* _GOAL OF THE EXERCISE_: Up to and including the line with "const xTitle = 'Analog input signal';", write out the listing from its first line, minus the pictures.

* _PROVIDED DATA_:
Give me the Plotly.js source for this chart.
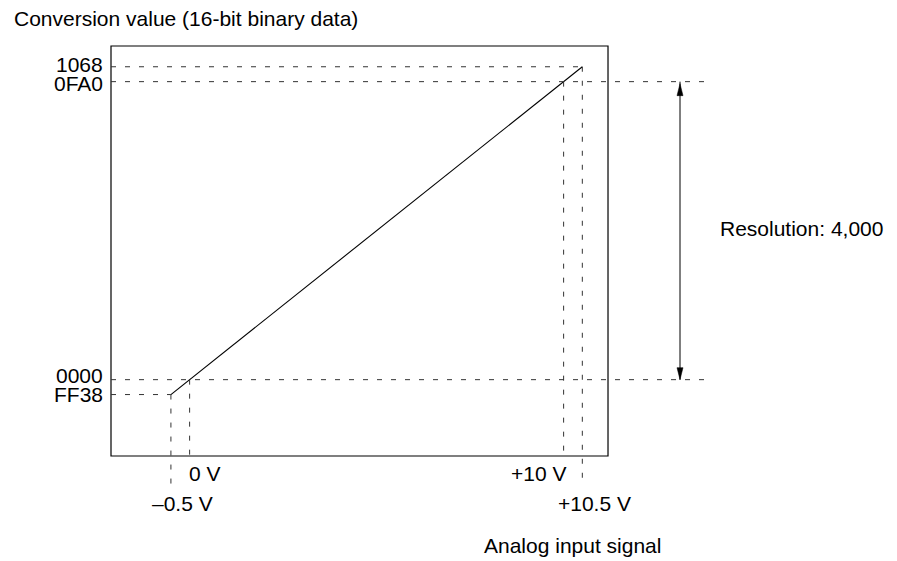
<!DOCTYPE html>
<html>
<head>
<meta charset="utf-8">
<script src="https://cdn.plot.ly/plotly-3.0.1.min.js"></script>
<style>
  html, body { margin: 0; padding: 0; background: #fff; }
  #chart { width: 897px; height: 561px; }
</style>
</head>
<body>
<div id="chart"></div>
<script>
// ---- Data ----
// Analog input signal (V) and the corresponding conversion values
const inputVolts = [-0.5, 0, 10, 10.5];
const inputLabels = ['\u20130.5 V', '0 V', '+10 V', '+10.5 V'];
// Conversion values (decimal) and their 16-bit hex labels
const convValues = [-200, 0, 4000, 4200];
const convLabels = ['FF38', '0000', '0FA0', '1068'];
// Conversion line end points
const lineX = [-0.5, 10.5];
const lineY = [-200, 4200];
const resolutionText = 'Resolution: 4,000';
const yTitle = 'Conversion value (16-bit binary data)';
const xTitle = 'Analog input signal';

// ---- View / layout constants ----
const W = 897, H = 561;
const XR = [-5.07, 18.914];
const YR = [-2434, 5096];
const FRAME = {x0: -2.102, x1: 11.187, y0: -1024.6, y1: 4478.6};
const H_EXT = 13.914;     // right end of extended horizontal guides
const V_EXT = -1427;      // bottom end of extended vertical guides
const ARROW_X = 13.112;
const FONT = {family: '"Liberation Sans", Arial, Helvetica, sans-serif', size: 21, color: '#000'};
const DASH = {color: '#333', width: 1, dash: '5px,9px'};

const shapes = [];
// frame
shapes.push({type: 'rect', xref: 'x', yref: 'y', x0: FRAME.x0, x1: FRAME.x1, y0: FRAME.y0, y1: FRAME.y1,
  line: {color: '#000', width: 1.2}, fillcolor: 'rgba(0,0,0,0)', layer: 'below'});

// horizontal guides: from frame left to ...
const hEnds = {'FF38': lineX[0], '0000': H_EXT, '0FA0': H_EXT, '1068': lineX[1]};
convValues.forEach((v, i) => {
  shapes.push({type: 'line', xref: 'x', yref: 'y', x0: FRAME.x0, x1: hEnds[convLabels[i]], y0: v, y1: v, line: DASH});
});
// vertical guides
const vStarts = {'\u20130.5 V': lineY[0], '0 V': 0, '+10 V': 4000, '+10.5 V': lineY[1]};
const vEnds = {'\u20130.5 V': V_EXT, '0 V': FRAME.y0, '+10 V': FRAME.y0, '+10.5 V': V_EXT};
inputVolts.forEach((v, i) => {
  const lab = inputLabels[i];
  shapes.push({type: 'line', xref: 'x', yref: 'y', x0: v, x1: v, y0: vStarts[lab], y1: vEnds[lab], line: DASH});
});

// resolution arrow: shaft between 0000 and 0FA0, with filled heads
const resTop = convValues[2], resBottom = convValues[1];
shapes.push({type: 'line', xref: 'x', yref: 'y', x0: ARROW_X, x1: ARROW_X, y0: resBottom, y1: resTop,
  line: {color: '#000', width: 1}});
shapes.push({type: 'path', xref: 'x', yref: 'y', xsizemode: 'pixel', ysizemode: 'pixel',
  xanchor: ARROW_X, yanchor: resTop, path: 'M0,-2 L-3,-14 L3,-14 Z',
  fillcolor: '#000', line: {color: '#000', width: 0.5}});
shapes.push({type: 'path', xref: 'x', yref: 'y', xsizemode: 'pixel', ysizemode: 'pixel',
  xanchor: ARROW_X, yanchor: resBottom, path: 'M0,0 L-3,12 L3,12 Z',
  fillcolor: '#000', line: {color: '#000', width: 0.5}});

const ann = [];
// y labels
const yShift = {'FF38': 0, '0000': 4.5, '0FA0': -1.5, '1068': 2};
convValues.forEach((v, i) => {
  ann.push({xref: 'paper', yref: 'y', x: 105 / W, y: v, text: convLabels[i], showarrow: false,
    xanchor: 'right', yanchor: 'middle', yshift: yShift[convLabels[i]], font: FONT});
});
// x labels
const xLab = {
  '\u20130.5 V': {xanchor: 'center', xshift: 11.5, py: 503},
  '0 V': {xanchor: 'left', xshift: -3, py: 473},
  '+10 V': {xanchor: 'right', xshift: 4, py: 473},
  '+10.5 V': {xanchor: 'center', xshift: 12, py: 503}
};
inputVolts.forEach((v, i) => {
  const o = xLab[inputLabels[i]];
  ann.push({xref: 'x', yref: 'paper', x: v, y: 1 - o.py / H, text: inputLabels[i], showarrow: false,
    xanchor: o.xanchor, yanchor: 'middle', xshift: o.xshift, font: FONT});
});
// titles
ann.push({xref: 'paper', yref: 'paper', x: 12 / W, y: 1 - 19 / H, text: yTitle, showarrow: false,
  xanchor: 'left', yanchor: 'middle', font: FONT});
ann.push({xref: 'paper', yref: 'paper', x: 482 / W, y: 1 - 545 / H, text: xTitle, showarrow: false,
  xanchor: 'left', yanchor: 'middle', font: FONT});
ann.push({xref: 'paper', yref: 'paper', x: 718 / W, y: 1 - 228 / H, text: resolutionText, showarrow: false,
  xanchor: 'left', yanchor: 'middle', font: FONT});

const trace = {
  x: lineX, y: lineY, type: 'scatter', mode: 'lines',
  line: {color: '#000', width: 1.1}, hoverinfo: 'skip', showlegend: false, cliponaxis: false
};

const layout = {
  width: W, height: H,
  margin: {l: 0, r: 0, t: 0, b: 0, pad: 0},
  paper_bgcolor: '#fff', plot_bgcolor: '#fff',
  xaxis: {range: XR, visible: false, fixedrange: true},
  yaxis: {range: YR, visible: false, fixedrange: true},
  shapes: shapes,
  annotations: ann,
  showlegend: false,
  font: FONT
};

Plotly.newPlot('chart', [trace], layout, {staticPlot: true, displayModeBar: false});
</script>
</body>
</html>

* _ANSWER_:
Give me the Plotly.js source for this chart.
<!DOCTYPE html>
<html>
<head>
<meta charset="utf-8">
<script src="https://cdn.plot.ly/plotly-3.0.1.min.js"></script>
<style>
  html, body { margin: 0; padding: 0; background: #fff; }
  #chart { width: 897px; height: 561px; }
</style>
</head>
<body>
<div id="chart"></div>
<script>
// ---- Data ----
// Analog input signal (V) and the corresponding conversion values
const inputVolts = [-0.5, 0, 10, 10.5];
const inputLabels = ['\u20130.5 V', '0 V', '+10 V', '+10.5 V'];
// Conversion values (decimal) and their 16-bit hex labels
const convValues = [-200, 0, 4000, 4200];
const convLabels = ['FF38', '0000', '0FA0', '1068'];
// Conversion line end points
const lineX = [-0.5, 10.5];
const lineY = [-200, 4200];
const resolutionText = 'Resolution: 4,000';
const yTitle = 'Conversion value (16-bit binary data)';
const xTitle = 'Analog input signal';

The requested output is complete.